Last year was no exception. After the new & tighter mortgage financing rules were announced in June, July prices fell and remained lower until a slower-than-usual fall market kicked in after the Labour Day Weekend.
Things are not quite the same this year. Prices so far in July are actually lower than in June… but they are about 8% higher than last year. In the first half of July, the number of sales was also slightly higher than in 2012, while the number of new listings was actually a bit lower. Ultimately, there are a lot of discouraged buyers out there who were unable to purchase in the spring market, often because they lost out on bidding wars. Many of these buyers are still looking at the same time as sellers have left for summer vacation.
Even the much-criticized condo market is posting a modest (approx. 2%) increase in prices over last year despite persistent high inventory.

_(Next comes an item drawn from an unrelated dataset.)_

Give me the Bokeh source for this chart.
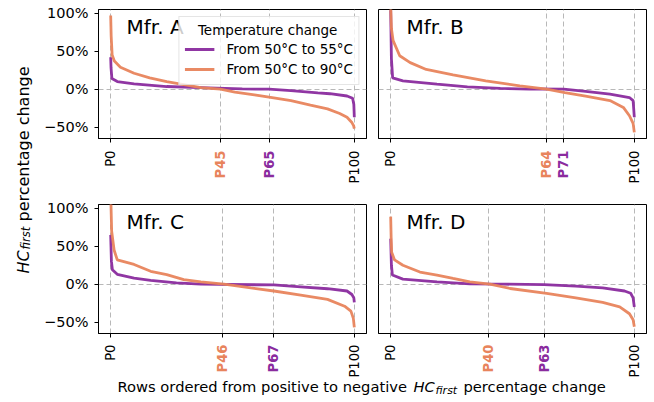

The continued strong demand from buyers, coupled with the general shortage of new listings, particularly for single family homes, points to a very healthy fall market, perhaps even as strong as the spring market.
Another sign of the strength of the Toronto real estate market is the growth in condominium rentals. Average rents for one and two bedroom condominiums also increased by more than the rate of inflation. It is rare that the rental market and the resale market are simultaneously strong: typically a strong resale market means that renters are buying and vice versa. With both the resale and rental markets
in full speed, it seems unlikely that we will see a slowdown any time soon. Almost certainly not this year.